Я до сих пор делаю раскадровки так, как учил Эйзенштейн, — без детализации. Мне повезло, что мой преподаватель в свое время учился в Москве, и я перенял у него знания. Кстати, у него же учился и Дэвид Линч, мой учитель помогал ему снимать драму «Голова-ластик», и я рад, что он передал мне традиции русской кинодраматургии, основы которой пришли из русского театра. Во многом это определило мое понимание режиссуры. Кстати, сегодня традиции американского и российского кино выглядят очень разными, но нужно помнить, что, когда американское кино переживало кризис, Голливуд многое почерпнул из русской кинематографии, и на самом деле здесь много общего. Истоки кинодраматургии — именно здесь, в России.

— Вы всегда выбираете для своих картин такие сложные темы, как Бог, время. На какую еще подобную тему вы бы хотели поговорить со зрителем?
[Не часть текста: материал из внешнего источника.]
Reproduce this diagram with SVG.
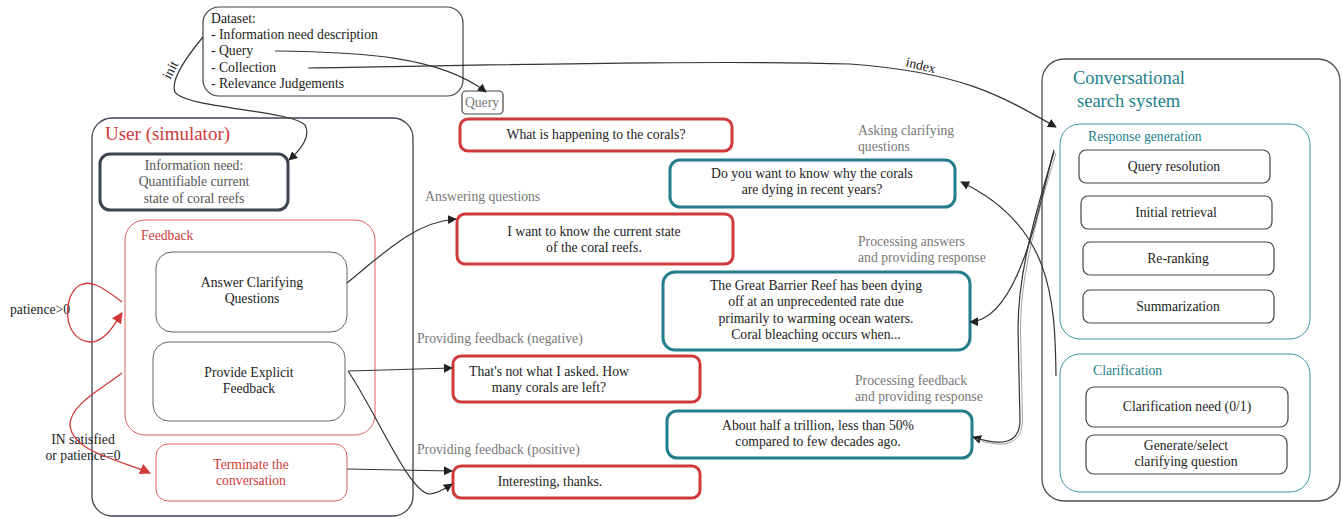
<svg xmlns="http://www.w3.org/2000/svg" width="1343" height="519" viewBox="0 0 1343 519" font-family="'Liberation Serif', 'Times New Roman', 'DejaVu Serif', serif">
<style>
text{font-family:"Liberation Serif","Times New Roman","DejaVu Serif",serif;font-size:13.7px;fill:#222}
.c{text-anchor:middle}
.lbl{fill:#777}
.red{fill:#d03a3a}
.teal{fill:#1d7f8c}
.box{fill:#fff;stroke:#444;stroke-width:1.2}
.rbox{fill:#fff;stroke:#d03a3a;stroke-width:3}
.tbox{fill:#fff;stroke:#237d8b;stroke-width:3}
.rframe{fill:none;stroke:#e06060;stroke-width:1}
.tframe{fill:none;stroke:#3a95a3;stroke-width:1}
.conn{fill:none;stroke:#333;stroke-width:1.2}
.faint{fill:none;stroke:#777;stroke-width:0.7}
.rconn{fill:none;stroke:#d03a3a;stroke-width:1.3}
</style>
<defs>
<marker id="ah" viewBox="0 0 10 10" refX="9" refY="5" markerWidth="9" markerHeight="9" markerUnits="userSpaceOnUse" orient="auto"><path d="M0,0 L10,5 L0,10 z" fill="#222"/></marker>
<marker id="rah" viewBox="0 0 10 10" refX="9" refY="5" markerWidth="11" markerHeight="11" markerUnits="userSpaceOnUse" orient="auto"><path d="M0,0 L10,5 L0,10 z" fill="#d03a3a"/></marker>
</defs>
<rect width="1343" height="519" fill="#fff"/>

<g id="dataset">
<rect x="203" y="7" width="260" height="89" rx="16" class="box"/>
<text x="211" y="23">Dataset:</text>
<text x="211" y="39">- Information need description</text>
<text x="211" y="55">- Query</text>
<text x="211" y="72">- Collection</text>
<text x="211" y="88">- Relevance Judgements</text>
</g>

<g id="query-label">
<rect x="462" y="91" width="41" height="23" rx="4" class="box"/>
<text x="482" y="107" class="c lbl">Query</text>
</g>

<g id="user">
<rect x="92" y="118" width="321" height="398" rx="20" fill="none" stroke="#3c4450" stroke-width="1.3"/>
<text x="105" y="140" class="red" style="font-size:19px">User (simulator)</text>
</g>

<g id="info-need">
<rect x="100" y="154" width="188" height="56" rx="10" fill="#fff" stroke="#3c4450" stroke-width="3"/>
<text x="194" y="170" class="c" style="fill:#555">Information need:</text>
<text x="194" y="186" class="c" style="fill:#555">Quantifiable current</text>
<text x="194" y="203" class="c" style="fill:#555">state of coral reefs</text>
</g>

<g id="feedback">
<rect x="125" y="220" width="250" height="215" rx="20" class="rframe"/>
<text x="141" y="240" class="red">Feedback</text>
</g>

<g id="answer-cq">
<rect x="156" y="252" width="191" height="80" rx="16" fill="#fff" stroke="#666" stroke-width="1"/>
<text x="252" y="287" class="c">Answer Clarifying</text>
<text x="252" y="303" class="c">Questions</text>
</g>

<g id="provide-feedback">
<rect x="153" y="342" width="192" height="79" rx="16" fill="#fff" stroke="#666" stroke-width="1"/>
<text x="249" y="377" class="c">Provide Explicit</text>
<text x="249" y="393" class="c">Feedback</text>
</g>

<g id="terminate">
<rect x="156" y="444" width="191" height="57" rx="12" fill="#fff" stroke="#e06060" stroke-width="1"/>
<text x="251" y="469" class="c red">Terminate the</text>
<text x="251" y="485" class="c red">conversation</text>
</g>

<g id="u1">
<rect x="460" y="119" width="272" height="32" rx="8" class="rbox"/>
<text x="596" y="139" class="c">What is happening to the corals?</text>
</g>
<g id="u2">
<rect x="457" y="214" width="276" height="50" rx="8" class="rbox"/>
<text x="594" y="236" class="c">I want to know the current state</text>
<text x="594" y="252" class="c">of the coral reefs.</text>
</g>
<g id="u3">
<rect x="453" y="356" width="247" height="46" rx="8" class="rbox"/>
<text x="549" y="376" class="c">That's not what I asked. How</text>
<text x="549" y="392" class="c">many corals are left?</text>
</g>
<g id="u4">
<rect x="453" y="466" width="247" height="32" rx="8" class="rbox"/>
<text x="550" y="486" class="c">Interesting, thanks.</text>
</g>

<g id="s1">
<rect x="670" y="160" width="285" height="47" rx="10" class="tbox"/>
<text x="812" y="178" class="c">Do you want to know why the corals</text>
<text x="812" y="194" class="c">are dying in recent years?</text>
</g>
<g id="s2">
<rect x="663" y="272" width="307" height="78" rx="12" class="tbox"/>
<text x="816" y="290" class="c">The Great Barrier Reef has been dying</text>
<text x="816" y="306" class="c">off at an unprecedented rate due</text>
<text x="816" y="323" class="c">primarily to warming ocean waters.</text>
<text x="816" y="339" class="c">Coral bleaching occurs when...</text>
</g>
<g id="s3">
<rect x="667" y="411" width="305" height="47" rx="10" class="tbox"/>
<text x="818" y="430" class="c">About half a trillion, less than 50%</text>
<text x="818" y="446" class="c">compared to few decades ago.</text>
</g>

<g id="labels">
<text x="858" y="135" class="lbl">Asking clarifying</text>
<text x="858" y="151" class="lbl">questions</text>
<text x="425" y="201" class="lbl">Answering questions</text>
<text x="858" y="246" class="lbl">Processing answers</text>
<text x="858" y="262" class="lbl">and providing response</text>
<text x="417" y="343" class="lbl">Providing feedback (negative)</text>
<text x="855" y="385" class="lbl">Processing feedback</text>
<text x="855" y="401" class="lbl">and providing response</text>
<text x="417" y="454" class="lbl">Providing feedback (positive)</text>
<text x="10" y="314">patience&gt;0</text>
<text x="83" y="444" class="c">IN satisfied</text>
<text x="83" y="460" class="c">or patience=0</text>
<text x="0" y="0" transform="translate(170,80) rotate(-62)">init</text>
<text x="0" y="0" transform="translate(905,66) rotate(14)">index</text>
</g>

<g id="system">
<rect x="1042" y="59" width="298" height="442" rx="22" fill="none" stroke="#4a4f55" stroke-width="1.3"/>
<text x="1073" y="84" class="teal" style="font-size:18.5px">Conversational</text>
<text x="1077" y="107" class="teal" style="font-size:18.5px">search system</text>
</g>
<g id="response-generation">
<rect x="1060" y="124" width="250" height="215" rx="20" class="tframe"/>
<text x="1088" y="141" class="teal">Response generation</text>
</g>
<g id="query-resolution">
<rect x="1079" y="150" width="191" height="33" rx="7" class="box"/>
<text x="1174" y="171" class="c">Query resolution</text>
</g>
<g id="initial-retrieval">
<rect x="1081" y="196" width="191" height="33" rx="7" class="box"/>
<text x="1176" y="217" class="c">Initial retrieval</text>
</g>
<g id="re-ranking">
<rect x="1083" y="242" width="191" height="33" rx="7" class="box"/>
<text x="1178" y="263" class="c">Re-ranking</text>
</g>
<g id="summarization">
<rect x="1083" y="290" width="191" height="33" rx="7" class="box"/>
<text x="1178" y="311" class="c">Summarization</text>
</g>
<g id="clarification">
<rect x="1060" y="354" width="250" height="138" rx="20" class="tframe"/>
<text x="1093" y="375" class="teal">Clarification</text>
</g>
<g id="clarification-need">
<rect x="1086" y="387" width="202" height="40" rx="8" class="box"/>
<text x="1187" y="411" class="c">Clarification need (0/1)</text>
</g>
<g id="generate-cq">
<rect x="1086" y="435" width="201" height="39" rx="8" class="box"/>
<text x="1186" y="450" class="c">Generate/select</text>
<text x="1186" y="466" class="c">clarifying question</text>
</g>

<g id="connectors">
<path class="conn" d="M203,37 C188,55 170,80 175,92 C185,108 290,110 305,125 C312,138 298,152 289,160" marker-end="url(#ah)"/>
<path class="conn" d="M275,51 C360,52 440,56 486,92" marker-end="url(#ah)"/>
<path class="conn" d="M308,68 C500,65 720,60 850,64 C960,72 1000,95 1056,127" marker-end="url(#ah)"/>
<path class="conn" d="M347,283 C385,252 415,222 456,219" marker-end="url(#ah)"/>
<path class="conn" d="M348,371 L452,368" marker-end="url(#ah)"/>
<path class="conn" d="M348,371 C375,410 410,495 430,494 C440,493 446,488 452,484" marker-end="url(#ah)"/>
<path class="conn" d="M347,469 L452,471" marker-end="url(#ah)"/>
<path class="conn" d="M1054,150 C1040,200 1020,320 970,322" marker-end="url(#ah)"/>
<path class="conn" d="M1054,152 C1030,230 1018,280 1018,330 L1020,420 C1020,445 1000,446 973,437" marker-end="url(#ah)"/>
<path class="faint" d="M1056,153 C1032,232 1020.5,282 1020.5,330 L1022.5,420 C1022.5,447 1000,448 976,439"/>
<path class="conn" d="M1056,376 C1055,300 1052,225 961,182" marker-end="url(#ah)"/>
<path class="rconn" d="M122,302 C100,285 90,280 80,285 C62,295 62,340 90,342 C105,342 114,325 122,313" marker-end="url(#rah)"/>
<path class="rconn" d="M122,373 C100,390 70,405 70,425 C72,452 120,460 150,473" marker-end="url(#rah)"/>
</g>
</svg>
— Просто я люблю задавать зрителю, да и самому себе, вопросы, на которые нет ответа. Ведь так странно быть собой и проживать свою жизнь. Мы не удивляемся повседневности своего бытия, но если вдуматься — это же так необъяснимо. Например, я проснулся сегодня в гостинице в Москве, встретился с журналистами, а через 100 лет мы все умрем. Так удивительно, что мы все просыпаемся по утрам, осознаем собственное тело, дышим, едим и так далее. Не понимаю, почему всё происходит именно так, почему мы — такие, какие есть. Загадку самого себя мы пытаемся разгадывать всю жизнь.

— Когда нам ждать ваш следующий фильм?

— Как только я закончу его снимать. (Улыбается.)

Справка «Известий»

Жако ван Дормель — бельгийский кинорежиссер, сценарист, продюсер. Учился в Национальной высшей школе сценических искусств и техник массовой коммуникации в Брюсселе, в Национальной высшей школе Луи Люмьера в Париже.

Автор фильмов «Господин Никто», «День восьмой», «Новейший завет». Постоянный участник Каннского и Венецианского кинофестивалей.